=== Task to complete ===
Type again, exactly, the lines below from the start through the line that includes "plt.rcParams['font.family'] = ['Liberation".

=== Information supplied ===
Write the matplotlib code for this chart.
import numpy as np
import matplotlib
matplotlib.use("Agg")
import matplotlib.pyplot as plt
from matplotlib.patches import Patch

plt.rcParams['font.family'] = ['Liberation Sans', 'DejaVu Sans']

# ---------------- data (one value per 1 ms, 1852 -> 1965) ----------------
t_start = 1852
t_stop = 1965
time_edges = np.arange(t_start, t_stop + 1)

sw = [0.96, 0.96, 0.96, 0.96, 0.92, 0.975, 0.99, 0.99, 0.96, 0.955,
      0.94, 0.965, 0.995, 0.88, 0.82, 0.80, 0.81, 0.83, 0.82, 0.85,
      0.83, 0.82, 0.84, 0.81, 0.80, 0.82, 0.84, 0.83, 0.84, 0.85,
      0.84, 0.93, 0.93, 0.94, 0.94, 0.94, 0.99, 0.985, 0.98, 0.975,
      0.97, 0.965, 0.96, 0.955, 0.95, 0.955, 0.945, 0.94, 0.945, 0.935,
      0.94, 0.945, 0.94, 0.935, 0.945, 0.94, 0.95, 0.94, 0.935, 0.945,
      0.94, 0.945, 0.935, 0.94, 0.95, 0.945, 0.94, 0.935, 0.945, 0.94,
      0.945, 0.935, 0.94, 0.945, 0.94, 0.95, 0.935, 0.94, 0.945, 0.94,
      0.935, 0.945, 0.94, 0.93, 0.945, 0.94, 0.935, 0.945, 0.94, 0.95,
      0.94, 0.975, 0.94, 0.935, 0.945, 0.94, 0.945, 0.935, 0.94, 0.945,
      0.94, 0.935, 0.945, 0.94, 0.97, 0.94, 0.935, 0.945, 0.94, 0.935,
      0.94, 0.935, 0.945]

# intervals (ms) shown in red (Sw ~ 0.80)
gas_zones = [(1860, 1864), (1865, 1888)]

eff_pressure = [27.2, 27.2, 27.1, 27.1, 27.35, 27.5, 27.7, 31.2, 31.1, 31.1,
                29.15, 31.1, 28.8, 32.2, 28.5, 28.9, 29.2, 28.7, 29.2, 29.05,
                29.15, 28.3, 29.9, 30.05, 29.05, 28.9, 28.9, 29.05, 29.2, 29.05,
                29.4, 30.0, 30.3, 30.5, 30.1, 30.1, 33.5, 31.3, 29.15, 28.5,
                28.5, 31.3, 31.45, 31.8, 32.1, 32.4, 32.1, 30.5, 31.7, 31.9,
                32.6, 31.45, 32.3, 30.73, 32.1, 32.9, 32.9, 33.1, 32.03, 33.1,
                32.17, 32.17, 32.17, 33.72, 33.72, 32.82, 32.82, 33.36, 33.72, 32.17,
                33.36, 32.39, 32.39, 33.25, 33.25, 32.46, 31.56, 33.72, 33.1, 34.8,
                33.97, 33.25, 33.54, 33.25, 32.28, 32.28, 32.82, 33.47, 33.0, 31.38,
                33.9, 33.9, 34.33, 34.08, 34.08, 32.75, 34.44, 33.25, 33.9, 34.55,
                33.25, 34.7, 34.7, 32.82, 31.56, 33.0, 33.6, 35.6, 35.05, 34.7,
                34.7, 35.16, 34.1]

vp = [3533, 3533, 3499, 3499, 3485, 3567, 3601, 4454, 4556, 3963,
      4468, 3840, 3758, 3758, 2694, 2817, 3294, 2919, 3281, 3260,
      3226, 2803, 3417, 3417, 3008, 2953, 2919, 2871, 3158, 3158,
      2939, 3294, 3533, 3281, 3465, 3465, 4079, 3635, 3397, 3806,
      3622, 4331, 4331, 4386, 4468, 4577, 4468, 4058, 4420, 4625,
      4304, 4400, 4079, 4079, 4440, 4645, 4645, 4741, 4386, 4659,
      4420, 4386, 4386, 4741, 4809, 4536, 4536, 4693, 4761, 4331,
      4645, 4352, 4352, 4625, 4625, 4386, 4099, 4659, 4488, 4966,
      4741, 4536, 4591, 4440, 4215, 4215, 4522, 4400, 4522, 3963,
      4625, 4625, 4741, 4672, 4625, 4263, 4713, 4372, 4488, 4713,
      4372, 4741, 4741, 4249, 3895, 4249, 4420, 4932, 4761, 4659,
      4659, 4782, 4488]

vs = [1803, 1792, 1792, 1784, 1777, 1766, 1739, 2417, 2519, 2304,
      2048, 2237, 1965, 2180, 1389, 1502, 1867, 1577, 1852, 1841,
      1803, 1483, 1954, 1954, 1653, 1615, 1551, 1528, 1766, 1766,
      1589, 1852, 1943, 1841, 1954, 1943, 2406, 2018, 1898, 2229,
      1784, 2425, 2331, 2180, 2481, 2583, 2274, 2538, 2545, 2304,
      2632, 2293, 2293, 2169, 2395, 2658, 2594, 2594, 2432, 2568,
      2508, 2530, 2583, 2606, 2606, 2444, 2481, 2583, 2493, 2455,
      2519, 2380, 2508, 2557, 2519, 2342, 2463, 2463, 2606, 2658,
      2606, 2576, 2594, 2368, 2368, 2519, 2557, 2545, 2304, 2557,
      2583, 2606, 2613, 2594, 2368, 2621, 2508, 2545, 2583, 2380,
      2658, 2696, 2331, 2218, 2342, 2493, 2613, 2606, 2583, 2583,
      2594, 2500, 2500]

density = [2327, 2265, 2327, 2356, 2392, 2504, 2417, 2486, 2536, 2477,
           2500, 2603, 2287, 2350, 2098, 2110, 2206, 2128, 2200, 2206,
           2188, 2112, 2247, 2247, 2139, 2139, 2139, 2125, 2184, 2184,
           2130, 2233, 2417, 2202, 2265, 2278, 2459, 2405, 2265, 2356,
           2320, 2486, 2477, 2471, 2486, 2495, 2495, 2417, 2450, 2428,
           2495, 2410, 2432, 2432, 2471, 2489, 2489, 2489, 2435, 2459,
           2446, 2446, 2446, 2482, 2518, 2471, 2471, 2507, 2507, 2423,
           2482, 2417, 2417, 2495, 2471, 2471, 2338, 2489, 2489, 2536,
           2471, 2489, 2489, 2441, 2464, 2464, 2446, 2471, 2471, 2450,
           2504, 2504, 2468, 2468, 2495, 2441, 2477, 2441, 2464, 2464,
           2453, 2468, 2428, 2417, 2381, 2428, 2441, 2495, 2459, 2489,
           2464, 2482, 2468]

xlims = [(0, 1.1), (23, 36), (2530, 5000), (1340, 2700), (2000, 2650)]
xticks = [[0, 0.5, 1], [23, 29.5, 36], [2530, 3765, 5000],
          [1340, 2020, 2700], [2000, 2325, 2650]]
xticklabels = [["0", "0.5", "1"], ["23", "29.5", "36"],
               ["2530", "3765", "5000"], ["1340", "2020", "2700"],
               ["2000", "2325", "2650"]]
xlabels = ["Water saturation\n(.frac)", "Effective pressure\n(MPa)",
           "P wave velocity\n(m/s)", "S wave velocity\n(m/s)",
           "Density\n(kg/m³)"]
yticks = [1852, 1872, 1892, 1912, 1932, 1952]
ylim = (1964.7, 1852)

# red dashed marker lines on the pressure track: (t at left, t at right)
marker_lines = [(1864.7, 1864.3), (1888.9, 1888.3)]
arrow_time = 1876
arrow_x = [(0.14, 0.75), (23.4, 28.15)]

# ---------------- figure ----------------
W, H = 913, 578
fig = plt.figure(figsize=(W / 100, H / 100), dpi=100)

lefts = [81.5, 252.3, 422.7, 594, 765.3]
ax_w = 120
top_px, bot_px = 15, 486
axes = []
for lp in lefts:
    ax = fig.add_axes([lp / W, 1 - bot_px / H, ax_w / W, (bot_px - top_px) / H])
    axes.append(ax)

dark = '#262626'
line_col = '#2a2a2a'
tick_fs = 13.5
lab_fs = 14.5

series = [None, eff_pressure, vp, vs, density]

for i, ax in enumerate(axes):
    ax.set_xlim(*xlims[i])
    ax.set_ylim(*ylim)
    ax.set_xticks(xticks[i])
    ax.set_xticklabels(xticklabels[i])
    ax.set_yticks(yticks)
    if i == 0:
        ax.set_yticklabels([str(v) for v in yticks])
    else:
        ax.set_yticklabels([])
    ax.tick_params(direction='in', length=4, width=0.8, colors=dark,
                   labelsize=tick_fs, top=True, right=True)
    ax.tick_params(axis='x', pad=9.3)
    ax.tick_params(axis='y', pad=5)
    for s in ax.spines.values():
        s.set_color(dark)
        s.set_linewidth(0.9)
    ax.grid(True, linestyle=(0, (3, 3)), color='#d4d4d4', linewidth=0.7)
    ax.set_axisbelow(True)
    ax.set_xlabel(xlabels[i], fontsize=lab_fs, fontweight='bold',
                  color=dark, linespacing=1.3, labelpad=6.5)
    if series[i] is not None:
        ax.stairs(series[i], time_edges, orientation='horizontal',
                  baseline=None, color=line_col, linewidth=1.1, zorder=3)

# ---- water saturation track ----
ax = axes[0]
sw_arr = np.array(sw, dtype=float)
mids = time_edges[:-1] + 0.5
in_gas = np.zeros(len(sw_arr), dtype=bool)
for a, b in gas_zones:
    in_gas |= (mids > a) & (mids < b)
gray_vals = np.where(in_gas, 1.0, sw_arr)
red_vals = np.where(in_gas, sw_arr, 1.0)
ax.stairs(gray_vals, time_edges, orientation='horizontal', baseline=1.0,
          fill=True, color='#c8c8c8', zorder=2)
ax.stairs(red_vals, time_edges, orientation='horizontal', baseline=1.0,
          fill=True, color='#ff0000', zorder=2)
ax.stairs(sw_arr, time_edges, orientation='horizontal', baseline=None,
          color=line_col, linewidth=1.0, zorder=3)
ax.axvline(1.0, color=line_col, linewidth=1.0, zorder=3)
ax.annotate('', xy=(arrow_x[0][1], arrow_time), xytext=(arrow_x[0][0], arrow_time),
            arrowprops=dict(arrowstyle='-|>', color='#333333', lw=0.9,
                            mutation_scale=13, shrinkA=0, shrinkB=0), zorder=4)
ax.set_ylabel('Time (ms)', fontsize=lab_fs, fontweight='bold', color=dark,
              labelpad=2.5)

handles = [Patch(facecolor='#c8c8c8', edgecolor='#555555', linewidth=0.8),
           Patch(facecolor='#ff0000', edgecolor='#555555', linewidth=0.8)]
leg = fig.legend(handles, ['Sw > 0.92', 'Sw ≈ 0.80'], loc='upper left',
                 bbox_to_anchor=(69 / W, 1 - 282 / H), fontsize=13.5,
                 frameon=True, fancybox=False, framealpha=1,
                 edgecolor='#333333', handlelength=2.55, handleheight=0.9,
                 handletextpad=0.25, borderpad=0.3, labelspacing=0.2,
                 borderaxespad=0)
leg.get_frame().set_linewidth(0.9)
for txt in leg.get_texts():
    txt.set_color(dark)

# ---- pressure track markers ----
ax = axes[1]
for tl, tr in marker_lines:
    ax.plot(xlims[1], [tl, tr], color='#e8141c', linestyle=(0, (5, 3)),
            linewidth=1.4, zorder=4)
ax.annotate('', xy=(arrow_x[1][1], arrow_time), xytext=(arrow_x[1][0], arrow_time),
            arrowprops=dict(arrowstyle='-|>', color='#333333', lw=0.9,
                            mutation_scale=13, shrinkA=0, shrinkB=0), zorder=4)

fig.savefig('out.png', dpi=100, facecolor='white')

=== Complete answer ===
Write the matplotlib code for this chart.
import numpy as np
import matplotlib
matplotlib.use("Agg")
import matplotlib.pyplot as plt
from matplotlib.patches import Patch

plt.rcParams['font.family'] = ['Liberation Sans', 'DejaVu Sans']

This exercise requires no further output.